Tuesday, October 13, 2015

"The Martian": Review


This is a late review, as Ridley Scott's "The Martian" has been in theaters for two weeks now (and is setting the Box Office on fire), but I wanted to take this opportunity to offer my two cents on what is the best film I've seen so far this year. 

A lot has been said about how surprisingly great "The Martian" is given Scott's recent trend of misfires ("Exodus: Gods and Kings", "The Counselor"), and I think a lot of the credit for that ought to be given to Drew Goddard for his impeccable script. It was never that Scott, first and foremost a visual stylist, lost his touch, but there'd only so much even the most sophisticated technician can do when working with lousy material. 

Beyond the overall quality of the screenplay, what also helps to separate "The Martian" from other recent Scott films, as well as similar entries into the sci-fi genre like "Interstellar", is the undeniably light and surprisingly witty approach to what is essentially a survival story. At it's best, science fiction tends to be a pretty grim and cerebral genre (something Scott has demonstrated on his own two genre masterpieces, "Alien" and "Blade Runner"). In that sense, the tone of "The Martian" has less in common with Scott's previous sci-fi films, but is instead closer to something like Ron Howard's "Apollo 13". The film rides a fine line between sincerity and corniness, but it remarkably maintains that balance and never dips over into the later. 

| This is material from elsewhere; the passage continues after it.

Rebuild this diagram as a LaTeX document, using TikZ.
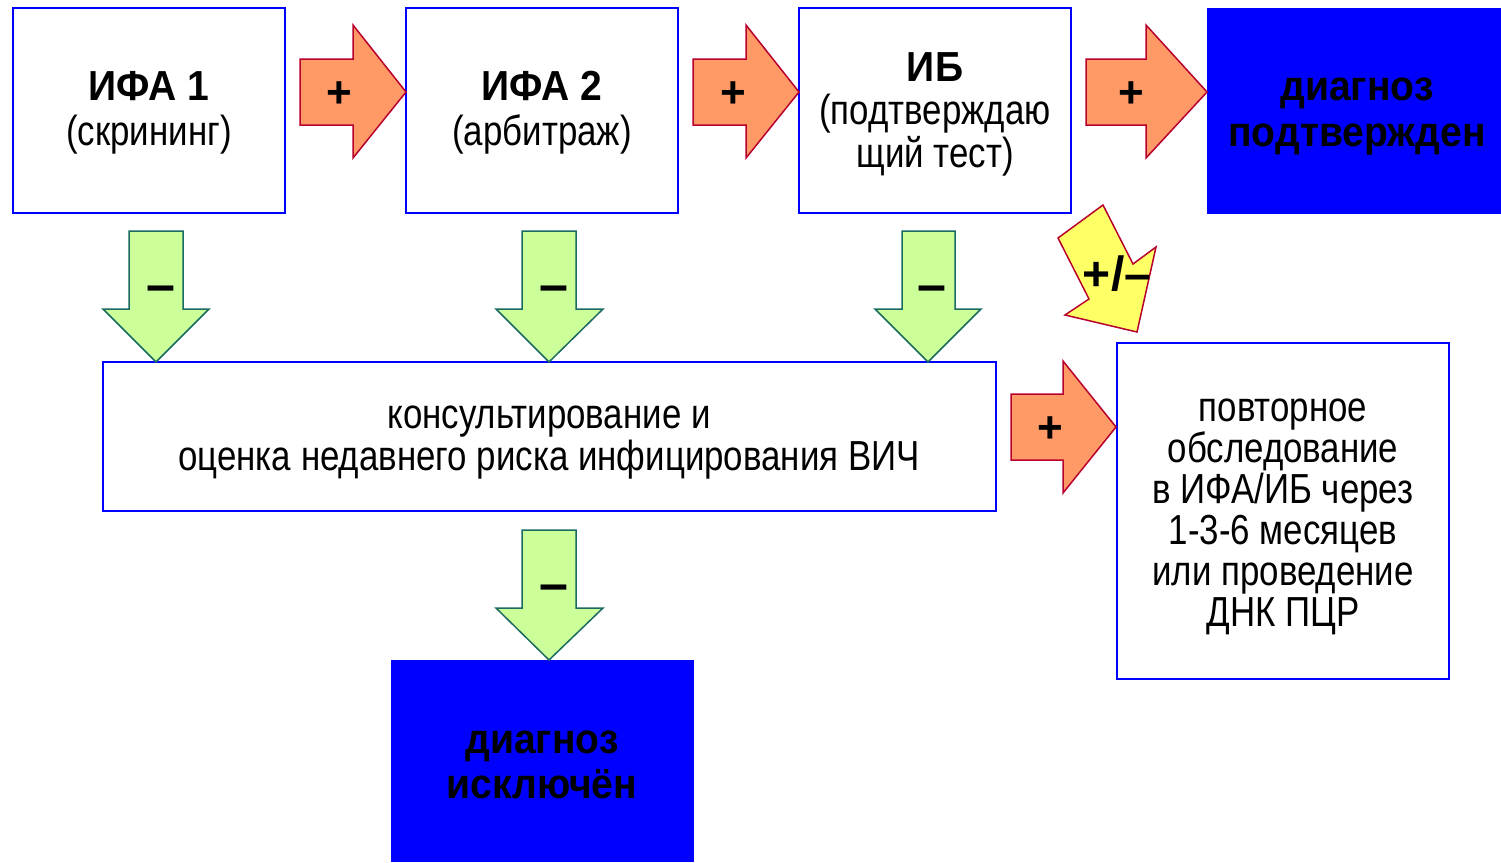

While I've already sung the praises of the script in selling the humanism of "The Martian", a lot of credit is also due to Matt Damon, who gives one of the best performances of his career in a role that requires some dramatic heavy lifting while acting opposite only himself. He is tasked with playing a character with an almost absurd level of optimism in the face of dire circumstances, but he sells that aspect of his character every step of the way through both his intelligence and charisma. The rest of the large, diverse supporting cast are also uniformly solid in the moments where the film shifts away from Damon's one man show and onto what's happening back on earth. "The Martian" is a perfect example of how casting big names in what amount to smaller roles can help give us a sense of the characters as fully formed people and not just plot points. Every actor here is playing to type; Jeff Daniels is stern and authoritative, Jessica Chastain is determined with a maternal side, Kate Mara is bright-eyed and inquisitive, Chiwetel Ejiofor (perhaps the closest thing to a stand-out) projects empathy and intelligence and Donald Glover provides some springy physical comedy. That being said, nobody feels underutilized in these roles, marking this as a true ensemble cast, with every role working towards the larger story. 

If I had any reservations while watching "The Martian" it would be that it has such a light touch that I felt a lack of tension at times in what should be a tense premise. That being said, the optimistic, uplifting tone of the film felt authentic to me in so far as anybody in the position that Damon's character finds himself in would likely need that type of determination of spirit to survive that situation in the first place. The film also throws just enough curveballs our way in key moments to remind us of the true peril our protagonist finds himself in without ever becoming grim. "The Martian" is a survival story where the main tool our character has to survive is his own intellectual resourcefulness. As cheesy as that description sounds, "The Martian" sells it through a refreshing mixture of humor and humanism.